I was near ecstatic recently to learn that scientific research has proven beyond the shadow of a doubt that afternoon naps provide significant benefit to employees.
Benefits, the study shows, are greater for men than for women. I'm not certain why that would be unless it has something to do with our usually guilty consciences keeping us from getting as much sleep at night as do women.
I was just happy to learn that a short power nap in the afternoon would actually help me perform my job more efficiently. Europeans have known about this benefit for a long time. My wife and I spent two weeks in Spain once and soon learned that if we needed to buy a piece of porcelain or paintings of dogs in bullfight regalia as mementos of our holiday we'd best do it before noon or else wait until about 2 p.m., after siesta was over. Shops typically close after lunch. Banks shut down. Government offices empty out as beleaguered bureaucrats beat it home to grab a few winks before the afternoon bean counting begins anew.
They work a bit longer, past six, and then eat a late dinner, which may take two or three hours as they tend to linger longer over meals than we do in our more frenzied society. They stay up a bit later and consume a bit more wine than I would at that hour, unless I'm at a meeting and am forced to be sociable past my usual limit. Consequently, they probably need a little catch-up nap by noon the following day.
I interviewed a farmer once in the Low Country of South Carolina (That's a bit south and east of Columbia, toward the coast,) who interrupted our conversation after lunch (I always seemed to show up around meal time. Coincidence.) to take a short nap before finishing up with me and getting back to work. As I recall I spent about a half-hour nodding off in a rocking chair on his front porch.

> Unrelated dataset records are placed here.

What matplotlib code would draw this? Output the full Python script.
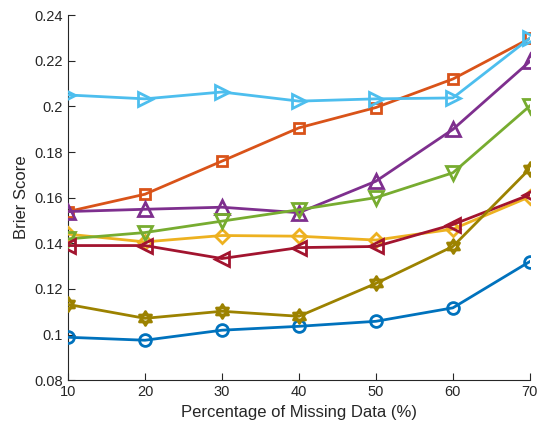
import numpy as np
import matplotlib
matplotlib.use("Agg")
import matplotlib.pyplot as plt
from matplotlib.path import Path

plt.rcParams['font.family'] = ['Liberation Sans', 'DejaVu Sans']

missing_pct = [10, 20, 30, 40, 50, 60, 70]
blue_circle = [0.0988, 0.0975, 0.1019, 0.1036, 0.1058, 0.1117, 0.1320]
orange_square = [0.1539, 0.1615, 0.1760, 0.1906, 0.1995, 0.2120, 0.2298]
yellow_diamond = [0.1440, 0.1406, 0.1434, 0.1431, 0.1414, 0.1462, 0.1604]
purple_up = [0.1539, 0.1549, 0.1558, 0.1534, 0.1672, 0.1899, 0.2197]
green_down = [0.1419, 0.1447, 0.1497, 0.1547, 0.1600, 0.1709, 0.2002]
cyan_right = [0.2050, 0.2033, 0.2063, 0.2023, 0.2033, 0.2037, 0.2299]
red_left = [0.1390, 0.1390, 0.1333, 0.1381, 0.1386, 0.1482, 0.1613]
olive_hex = [0.1132, 0.1071, 0.1102, 0.1080, 0.1224, 0.1386, 0.1727]

x_ticks = [10, 20, 30, 40, 50, 60, 70]
y_ticks = [0.08, 0.1, 0.12, 0.14, 0.16, 0.18, 0.2, 0.22, 0.24]
y_tick_labels = ['0.08', '0.1', '0.12', '0.14', '0.16', '0.18', '0.2', '0.22', '0.24']

# hexagram marker (two overlapping triangles)
ang_up = np.deg2rad(np.array([90, 210, 330, 90]))
ang_dn = np.deg2rad(np.array([270, 30, 150, 270]))
verts = list(zip(np.cos(ang_up), np.sin(ang_up))) + list(zip(np.cos(ang_dn), np.sin(ang_dn)))
codes = [Path.MOVETO, Path.LINETO, Path.LINETO, Path.CLOSEPOLY] * 2
hexagram = Path(verts, codes)

series = [
    (blue_circle, '#0072BD', 'o', 8.5),
    (orange_square, '#D95319', 's', 7),
    (yellow_diamond, '#EDB120', 'D', 7.5),
    (purple_up, '#7E2F8E', '^', 10.5),
    (green_down, '#77AC30', 'v', 10.5),
    (cyan_right, '#4DBEEE', '>', 10.5),
    (red_left, '#A2142F', '<', 10.5),
    (olive_hex, '#9C8200', hexagram, 10),
]

fig = plt.figure(figsize=(5.44, 4.32), dpi=100)
ax = fig.add_axes([0.125, 0.12, 0.849, 0.845])

for vals, col, mk, ms in series:
    ax.plot(missing_pct, vals, color=col, lw=2, marker=mk, ms=ms,
            mfc='none', mec=col, mew=2)

ax.set_xlim(10, 70)
ax.set_ylim(0.08, 0.24)
ax.set_xticks(x_ticks)
ax.set_yticks(y_ticks)
ax.set_yticklabels(y_tick_labels)
ax.spines['top'].set_visible(False)
ax.spines['right'].set_visible(False)
for s in ('left', 'bottom'):
    ax.spines[s].set_color('#262626')
    ax.spines[s].set_linewidth(0.8)
ax.tick_params(direction='in', length=5, width=0.8, colors='#262626',
               labelsize=10.5, labelcolor='#262626')
ax.set_xlabel('Percentage of Missing Data (%)', fontsize=12, color='#262626')
ax.set_ylabel('Brier Score', fontsize=12, color='#262626')
for sp in ax.spines.values():
    sp.set_zorder(0)

fig.savefig('out.png', dpi=100)
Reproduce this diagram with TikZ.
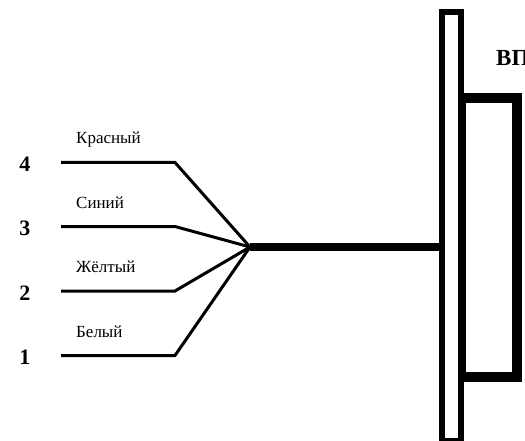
\documentclass[tikz,border=0pt]{standalone}
\usepackage{fontspec}
\setmainfont{Liberation Serif}
\tikzset{
  wire/.style={line width=3pt},
  trunk/.style={line width=8pt},
  numlabel/.style={anchor=base,inner sep=0pt,font=\fontsize{22}{22}\selectfont\bfseries},
  colorlabel/.style={anchor=base west,inner sep=0pt,font=\fontsize{17}{17}\selectfont}
}
\begin{document}
\begin{tikzpicture}[x=1pt,y=-1pt]
    \useasboundingbox (0,0) rectangle (525,441);
    \draw[line width=9.5pt] (461,98) rectangle (517,377);
    \draw[line width=6pt,fill=white] (441.5,12) rectangle (461,441);
    \node[anchor=base west,inner sep=0pt,font=\fontsize{23}{23}\selectfont\bfseries] (name) at (496,66) {ВП};
    \coordinate (hub) at (250,247);
    \coordinate (port) at (441.5,247);
    \foreach \n/\y/\t in {%
        4/162.5/Красный,
        3/226.5/Синий,
        2/291/Жёлтый,
        1/355.5/Белый} {
      \coordinate (start\n) at (61,\y);
      \coordinate (bend\n) at (175,\y);
      \draw[wire] (start\n) -- (bend\n) -- (hub);
      \node[numlabel] (num\n) at (25,\y+9) {\n};
      \node[colorlabel] (lab\n) at (76,\y-18.5) {\t};
    }
    \draw[trunk] (hub) -- (port);
  \end{tikzpicture}
\end{document}
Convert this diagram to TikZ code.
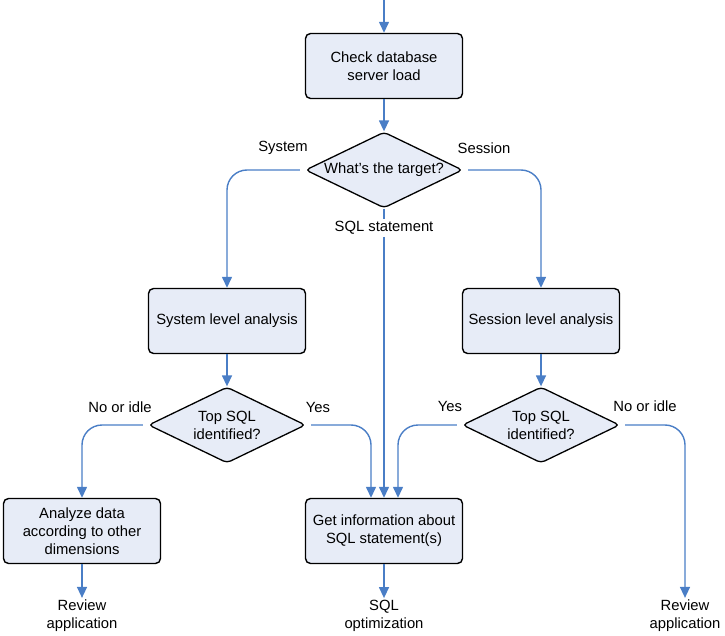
\documentclass[tikz,border=0pt]{standalone}
\usepackage{fontspec}
\setmainfont{Liberation Sans}
\usetikzlibrary{shapes.geometric,arrows.meta}
\definecolor{flowblue}{RGB}{74,126,198}
\definecolor{boxfill}{RGB}{231,236,247}

\begin{document}
\begin{tikzpicture}[x=1pt,y=-1pt,font=\fontsize{14.8}{18}\selectfont]
	\tikzstyle{box}=[rectangle,rounded corners=5pt,draw=black,line width=1.4pt,fill=boxfill,minimum width=157pt,minimum height=65pt,align=center,inner sep=2pt]
	\tikzstyle{test}=[diamond,aspect=2,rounded corners=4pt,draw=black,line width=1.3pt,fill=boxfill,minimum width=157pt,minimum height=76pt,align=center,inner sep=0pt]
	\tikzstyle{flow}=[draw=flowblue,line width=1.4pt,rounded corners=20pt,-{Triangle[length=11pt,width=10pt]}]
	\tikzstyle{txt}=[align=center,inner sep=2pt]
	\useasboundingbox (0,0) rectangle (725,636);
	\coordinate (in) at (384,0);
	\node[box](v1) at (384,66) {Check database\\server load};
	\node[test](v2) at (384,170) {What's the target?};
	\node[box](v3) at (227,321) {System level analysis};
	\node[box](v4) at (541,321) {Session level analysis};
	\node[test](v5) at (227,425) {Top SQL\\identified?};
	\node[test](v6) at (541,425) {Top SQL\\identified?};
	\node[box](v7) at (82,531) {Analyze data\\according to other\\dimensions};
	\node[box](v8) at (384,531) {Get information about\\SQL statement(s)};
	\node[txt](e1) at (82,616) {Review\\application};
	\node[txt](e2) at (384,616) {SQL\\optimization};
	\node[txt](e3) at (685,616) {Review\\application};
	\node[txt](sql) at (384,228) {SQL statement};
	% branch labels
	\node[txt](l1) at (283,148) {System};
	\node[txt](l2) at (484,148) {Session};
	\node[txt](l3) at (120,407) {No or idle};
	\node[txt](l4) at (318,407) {Yes};
	\node[txt](l5) at (450,406) {Yes};
	\node[txt](l6) at (645,406) {No or idle};
	% connectors
	\draw[flow] (in) -- (v1);
	\draw[flow] (v1) -- (v2);
	\draw[flow,shorten <=5pt] (v2.west) -| (v3);
	\draw[flow,shorten <=5pt] (v2.east) -| (v4);
	\draw[draw=flowblue,line width=1.4pt] (v2) -- (sql);
	\draw[flow] (sql) -- (v8);
	\draw[flow] (v3) -- (v5);
	\draw[flow] (v4) -- (v6);
	\draw[flow,shorten <=5pt] (v5.west) -| (v7);
	\draw[flow,shorten <=5pt] (v5.east) -| ([xshift=-13pt]v8.north);
	\draw[flow,shorten <=5pt] (v6.west) -| ([xshift=14pt]v8.north);
	\draw[flow,shorten <=5pt] (v6.east) -| (e3);
	\draw[flow] (v7) -- (e1);
	\draw[flow] (v8) -- (e2);
\end{tikzpicture}
\end{document}
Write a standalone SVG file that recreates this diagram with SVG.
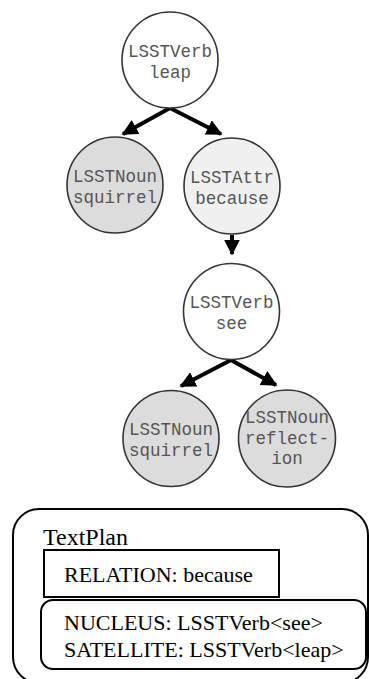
<svg xmlns="http://www.w3.org/2000/svg" width="369" height="679" viewBox="0 0 369 679">
  <defs>
    <marker id="arrow" markerWidth="4" markerHeight="4" refX="3.6" refY="2" orient="auto" markerUnits="strokeWidth">
      <path d="M0,0 L4,2 L0,4 Z" fill="#000"/>
    </marker>
    <style>
      .node circle { stroke: #333; stroke-width: 1.6; }
      .white { fill: #fff; }
      .gray { fill: #dcdcdc; }
      .light { fill: #f0f0f0; }
      .label { font-family: "Liberation Mono", "Courier New", monospace; font-size: 17.5px; fill: #555; text-anchor: middle; }
      .edge { stroke: #000; stroke-width: 4; fill: none; marker-end: url(#arrow); }
      .plan { fill: none; stroke: #000; stroke-width: 2; }
      .serif { font-family: "Liberation Serif", "Times New Roman", serif; fill: #000; }
    </style>
  </defs>

  <rect width="369" height="679" fill="#fff"/>

  <!-- connectors -->
  <g id="edges">
    <line class="edge" x1="170" y1="108" x2="123" y2="134"/>
    <line class="edge" x1="170" y1="108" x2="221" y2="134"/>
    <line class="edge" x1="232" y1="235" x2="232" y2="254"/>
    <line class="edge" x1="231" y1="360" x2="181" y2="386"/>
    <line class="edge" x1="231" y1="360" x2="276" y2="385"/>
  </g>

  <g id="n-leap" class="node">
    <circle class="white" cx="170" cy="60" r="48"/>
    <text class="label" x="170" y="56.5">LSSTVerb</text>
    <text class="label" x="170" y="77.5">leap</text>
  </g>

  <g id="n-squirrel1" class="node">
    <circle class="gray" cx="115" cy="185" r="48"/>
    <text class="label" x="115" y="181.5">LSSTNoun</text>
    <text class="label" x="115" y="202.5">squirrel</text>
  </g>

  <g id="n-because" class="node">
    <circle class="light" cx="232" cy="186" r="48"/>
    <text class="label" x="232" y="182.5">LSSTAttr</text>
    <text class="label" x="232" y="203.5">because</text>
  </g>

  <g id="n-see" class="node">
    <circle class="white" cx="231.5" cy="311.5" r="48"/>
    <text class="label" x="231.5" y="308">LSSTVerb</text>
    <text class="label" x="231.5" y="329">see</text>
  </g>

  <g id="n-squirrel2" class="node">
    <circle class="gray" cx="171" cy="438.5" r="48"/>
    <text class="label" x="171" y="435">LSSTNoun</text>
    <text class="label" x="171" y="456">squirrel</text>
  </g>

  <g id="n-reflection" class="node">
    <circle class="gray" cx="287" cy="438.5" r="48.5"/>
    <text class="label" x="287" y="423">LSSTNoun</text>
    <text class="label" x="287" y="443.5">reflect-</text>
    <text class="label" x="287" y="464">ion</text>
  </g>

  <!-- text plan panel; its lower edge runs just past the bottom of the canvas -->
  <g id="textplan">
    <rect class="plan" x="13" y="509" width="355" height="174" rx="26" ry="26"/>
    <text class="serif" x="43" y="545" font-size="24">TextPlan</text>
    <rect class="plan" x="44" y="550" width="235" height="47"/>
    <text class="serif" x="64" y="582" font-size="22">RELATION: because</text>
    <rect class="plan" x="41" y="600" width="325" height="69" rx="12" ry="12"/>
    <text class="serif" x="64" y="630" font-size="22">NUCLEUS: LSSTVerb&lt;see&gt;</text>
    <text class="serif" x="64" y="657" font-size="22">SATELLITE: LSSTVerb&lt;leap&gt;</text>
  </g>
</svg>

So, the idea is not completely foreign to U.S. business. But that visit took place more than a few years back and we've sped up a bit since then. I'm not certain corporate America is ready to embrace catnaps between high-level business deals. But, from what I've seen of frazzled corporate American employees, many of them could use a little nap, as could their bosses.
As soon as I heard about the report I fired off an email to my publisher and suggested that an afternoon nap would be good company policy and that I would be a willing guinea pig to begin implementation. I am nothing if not a trendsetter, so I suggested that I'd be unavailable for conversation or other communication from about 1 until 1:30 each afternoon.
He fired back an email asking how that would be any different from my usual schedule. He also mentioned that he thought I had pretty much been asleep for the last two months anyway. He's such a kidder. He cracks me up.
Anyhow, since I have heard no more from him on the matter, I assume that he approved the plan, which I will implement immediately. Oh, look it's one-o'clock. Yawn. Just shake me if I snore.